I didn't share Art Prof because I had a feeling that people would down on a project because it didn't fit the expectations of an artist in academia: show in NYC, win artist grants, be in collections. Being on YouTube and was for lower life forms.
My instinct was right. I was told at one point that I had to be clear about separating my work at Art Prof and my position at RISD. There's a dislaimer on every single Art Prof YouTube video: "Art Prof is not endorsed, sponsored, or supported by RISD."
Because people at RISD wanted to make sure that Art Prof, and one of their long time faculty members had nothing to do with them. The people who follow me at Art Prof need me much more than RISD does.
RISD students, I love you all dearly, but you have an amazing support system with faculty and facilities on campus who are going to help you achieve your goals.Many people at Art Prof will never go to art school. They don't have the financial resources, among other reasons.

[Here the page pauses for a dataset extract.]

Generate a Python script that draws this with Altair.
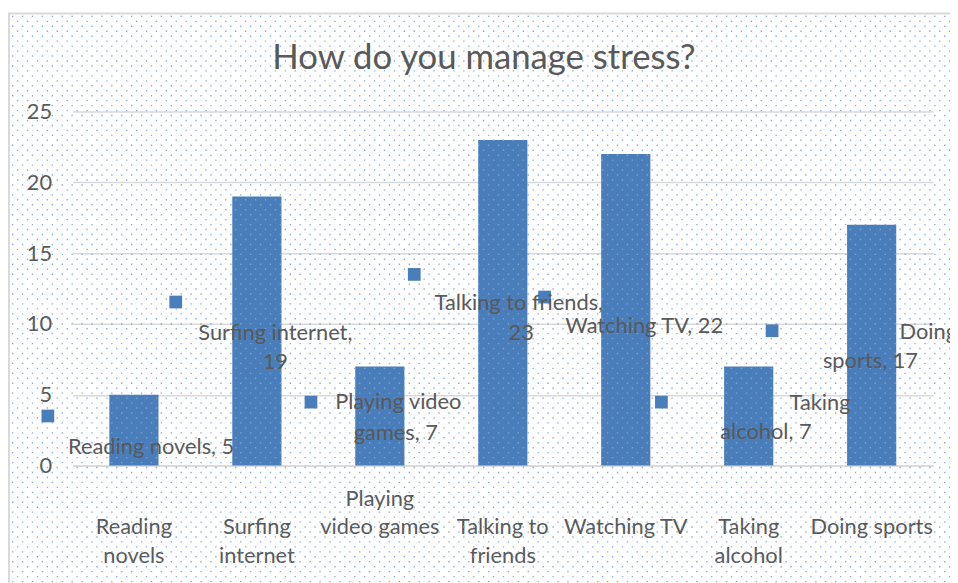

My world has grown exponentially since starting Art Prof. I've connected with people as far away as Pakistan, Sweden, Australia, Morocco, Mexico, and more. People have shared their stories with me that have made me tear up. I am not a sentimental person at all.
There is still a voice in my hear that tells me: "Clara, you're leaving academic because you couldn't make it. You're not good enough, because if you were, you would have gotten a full-time position by now."
I've made peace with my struggles in academia. I had to, it was a survival mechanism because I needed the work to support my family. 99% of the time I can ignore that voice in my head. But it's still there, and it haunts me from time to time.